+++ Data to use +++

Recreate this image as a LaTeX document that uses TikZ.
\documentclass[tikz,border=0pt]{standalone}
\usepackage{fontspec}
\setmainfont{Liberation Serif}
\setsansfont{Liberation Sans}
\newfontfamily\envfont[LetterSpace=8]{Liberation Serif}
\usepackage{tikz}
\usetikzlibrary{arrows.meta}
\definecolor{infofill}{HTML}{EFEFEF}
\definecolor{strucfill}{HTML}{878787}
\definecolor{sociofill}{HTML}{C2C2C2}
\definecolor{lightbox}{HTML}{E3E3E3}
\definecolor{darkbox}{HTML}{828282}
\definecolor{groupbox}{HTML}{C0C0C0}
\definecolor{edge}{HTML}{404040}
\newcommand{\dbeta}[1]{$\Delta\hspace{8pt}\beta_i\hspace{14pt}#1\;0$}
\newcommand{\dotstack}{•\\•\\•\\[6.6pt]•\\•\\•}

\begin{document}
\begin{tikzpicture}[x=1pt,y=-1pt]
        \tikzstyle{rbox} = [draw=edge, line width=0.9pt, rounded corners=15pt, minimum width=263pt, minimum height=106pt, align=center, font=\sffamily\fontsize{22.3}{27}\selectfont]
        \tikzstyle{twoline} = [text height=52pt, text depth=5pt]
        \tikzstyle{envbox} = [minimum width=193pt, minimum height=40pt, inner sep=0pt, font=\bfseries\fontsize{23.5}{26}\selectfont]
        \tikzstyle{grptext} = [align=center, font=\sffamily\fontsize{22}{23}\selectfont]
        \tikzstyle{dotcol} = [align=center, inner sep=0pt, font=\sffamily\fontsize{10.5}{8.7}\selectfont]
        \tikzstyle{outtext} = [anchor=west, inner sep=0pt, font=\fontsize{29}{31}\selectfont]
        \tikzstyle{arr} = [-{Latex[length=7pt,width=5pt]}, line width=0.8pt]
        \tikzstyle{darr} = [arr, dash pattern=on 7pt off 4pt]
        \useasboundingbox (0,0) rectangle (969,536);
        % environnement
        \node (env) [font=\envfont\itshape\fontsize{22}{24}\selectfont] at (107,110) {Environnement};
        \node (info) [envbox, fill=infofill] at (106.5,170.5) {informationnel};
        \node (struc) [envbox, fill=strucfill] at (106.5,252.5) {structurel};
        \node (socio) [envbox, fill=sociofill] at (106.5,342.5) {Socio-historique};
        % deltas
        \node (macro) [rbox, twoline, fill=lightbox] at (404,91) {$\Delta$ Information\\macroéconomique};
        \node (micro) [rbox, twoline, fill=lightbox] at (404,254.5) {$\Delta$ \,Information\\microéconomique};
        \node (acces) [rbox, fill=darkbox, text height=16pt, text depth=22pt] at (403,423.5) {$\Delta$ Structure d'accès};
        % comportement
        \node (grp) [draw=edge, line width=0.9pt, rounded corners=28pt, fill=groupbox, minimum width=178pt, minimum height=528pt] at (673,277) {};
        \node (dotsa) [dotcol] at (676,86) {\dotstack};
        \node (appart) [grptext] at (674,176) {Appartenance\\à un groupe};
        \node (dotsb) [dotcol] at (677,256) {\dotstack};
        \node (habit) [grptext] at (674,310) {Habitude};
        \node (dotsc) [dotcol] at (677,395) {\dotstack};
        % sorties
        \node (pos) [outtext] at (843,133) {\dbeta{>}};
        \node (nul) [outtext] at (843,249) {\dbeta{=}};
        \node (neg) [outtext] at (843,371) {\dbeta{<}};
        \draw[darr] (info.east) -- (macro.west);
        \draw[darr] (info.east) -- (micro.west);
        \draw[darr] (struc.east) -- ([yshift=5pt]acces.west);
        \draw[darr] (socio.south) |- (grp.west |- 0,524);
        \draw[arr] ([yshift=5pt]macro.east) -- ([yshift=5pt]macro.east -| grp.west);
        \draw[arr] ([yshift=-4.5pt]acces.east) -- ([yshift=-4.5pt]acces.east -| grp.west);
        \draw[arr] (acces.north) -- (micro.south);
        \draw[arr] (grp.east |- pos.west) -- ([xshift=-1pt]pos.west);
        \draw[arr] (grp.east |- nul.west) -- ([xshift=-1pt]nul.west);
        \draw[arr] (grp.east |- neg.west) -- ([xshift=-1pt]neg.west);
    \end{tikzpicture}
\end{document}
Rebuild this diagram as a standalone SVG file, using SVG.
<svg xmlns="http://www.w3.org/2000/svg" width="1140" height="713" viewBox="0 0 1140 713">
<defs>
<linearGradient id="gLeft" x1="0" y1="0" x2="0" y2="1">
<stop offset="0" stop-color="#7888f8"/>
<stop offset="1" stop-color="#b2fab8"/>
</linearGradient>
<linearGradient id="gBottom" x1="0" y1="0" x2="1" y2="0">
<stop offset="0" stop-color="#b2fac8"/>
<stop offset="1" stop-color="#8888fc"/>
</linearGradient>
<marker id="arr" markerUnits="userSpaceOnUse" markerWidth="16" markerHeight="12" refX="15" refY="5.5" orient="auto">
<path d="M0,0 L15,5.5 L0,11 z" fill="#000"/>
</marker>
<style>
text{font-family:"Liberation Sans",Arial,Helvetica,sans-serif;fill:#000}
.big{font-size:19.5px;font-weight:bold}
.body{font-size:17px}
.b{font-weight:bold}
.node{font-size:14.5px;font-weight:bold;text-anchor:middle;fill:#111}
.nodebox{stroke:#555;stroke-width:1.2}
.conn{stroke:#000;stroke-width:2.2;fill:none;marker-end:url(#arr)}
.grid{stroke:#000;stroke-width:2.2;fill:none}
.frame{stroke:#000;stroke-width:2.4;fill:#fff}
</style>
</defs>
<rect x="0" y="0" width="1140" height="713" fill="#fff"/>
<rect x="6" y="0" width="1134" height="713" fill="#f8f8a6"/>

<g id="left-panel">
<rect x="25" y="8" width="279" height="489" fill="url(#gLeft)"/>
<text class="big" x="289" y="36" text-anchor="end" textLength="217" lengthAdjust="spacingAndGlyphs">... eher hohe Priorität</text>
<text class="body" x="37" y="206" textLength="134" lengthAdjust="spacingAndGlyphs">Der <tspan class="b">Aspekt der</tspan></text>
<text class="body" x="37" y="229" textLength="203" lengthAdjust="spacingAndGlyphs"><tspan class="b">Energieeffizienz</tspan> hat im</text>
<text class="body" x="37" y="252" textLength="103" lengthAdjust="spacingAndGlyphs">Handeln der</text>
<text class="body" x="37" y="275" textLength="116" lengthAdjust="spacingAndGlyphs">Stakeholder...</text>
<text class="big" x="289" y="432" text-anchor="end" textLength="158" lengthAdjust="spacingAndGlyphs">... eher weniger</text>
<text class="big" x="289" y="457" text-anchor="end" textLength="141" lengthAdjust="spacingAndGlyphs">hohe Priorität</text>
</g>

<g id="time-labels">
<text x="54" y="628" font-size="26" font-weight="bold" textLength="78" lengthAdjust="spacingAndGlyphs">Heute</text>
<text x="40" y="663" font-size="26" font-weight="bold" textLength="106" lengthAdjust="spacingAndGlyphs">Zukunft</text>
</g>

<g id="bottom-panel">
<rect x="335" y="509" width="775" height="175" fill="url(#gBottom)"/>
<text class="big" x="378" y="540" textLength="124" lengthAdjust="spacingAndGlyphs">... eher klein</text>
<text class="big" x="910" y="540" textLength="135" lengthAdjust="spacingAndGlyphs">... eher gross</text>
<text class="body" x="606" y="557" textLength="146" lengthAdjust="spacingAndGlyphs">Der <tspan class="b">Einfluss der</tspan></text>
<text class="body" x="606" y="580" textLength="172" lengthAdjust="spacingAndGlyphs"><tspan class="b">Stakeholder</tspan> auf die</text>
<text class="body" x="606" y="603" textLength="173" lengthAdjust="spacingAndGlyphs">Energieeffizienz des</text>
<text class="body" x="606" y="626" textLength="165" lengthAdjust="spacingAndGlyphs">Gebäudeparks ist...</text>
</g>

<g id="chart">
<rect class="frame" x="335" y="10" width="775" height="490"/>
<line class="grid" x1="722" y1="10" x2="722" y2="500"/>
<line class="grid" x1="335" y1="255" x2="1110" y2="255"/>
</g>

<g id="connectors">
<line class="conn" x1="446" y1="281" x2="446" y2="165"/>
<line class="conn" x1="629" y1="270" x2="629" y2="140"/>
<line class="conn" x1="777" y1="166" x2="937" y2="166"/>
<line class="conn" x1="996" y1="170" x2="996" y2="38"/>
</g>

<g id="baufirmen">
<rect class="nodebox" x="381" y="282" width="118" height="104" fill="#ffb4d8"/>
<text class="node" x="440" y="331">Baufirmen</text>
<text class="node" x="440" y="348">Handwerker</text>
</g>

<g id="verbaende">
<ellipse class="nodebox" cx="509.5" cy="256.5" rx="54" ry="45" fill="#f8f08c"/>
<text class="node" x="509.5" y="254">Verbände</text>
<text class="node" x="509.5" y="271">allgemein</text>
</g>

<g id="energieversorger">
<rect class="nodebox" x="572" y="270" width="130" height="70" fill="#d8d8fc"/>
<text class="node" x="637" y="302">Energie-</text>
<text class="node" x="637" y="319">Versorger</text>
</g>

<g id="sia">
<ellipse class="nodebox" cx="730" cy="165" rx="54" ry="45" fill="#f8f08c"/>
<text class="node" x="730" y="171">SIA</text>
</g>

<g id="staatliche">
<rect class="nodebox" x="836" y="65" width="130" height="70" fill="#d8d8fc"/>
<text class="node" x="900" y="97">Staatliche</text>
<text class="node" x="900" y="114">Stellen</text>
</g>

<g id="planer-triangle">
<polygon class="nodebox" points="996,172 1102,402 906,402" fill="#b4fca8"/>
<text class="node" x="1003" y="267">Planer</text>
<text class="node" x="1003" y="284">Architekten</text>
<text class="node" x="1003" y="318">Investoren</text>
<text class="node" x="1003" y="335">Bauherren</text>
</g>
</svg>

+++

Exercise details - Each line above that includes "this" should be shown.

Response to the exercise -
Recreate this image as a LaTeX document that uses TikZ.
Rebuild this diagram as a standalone SVG file, using SVG.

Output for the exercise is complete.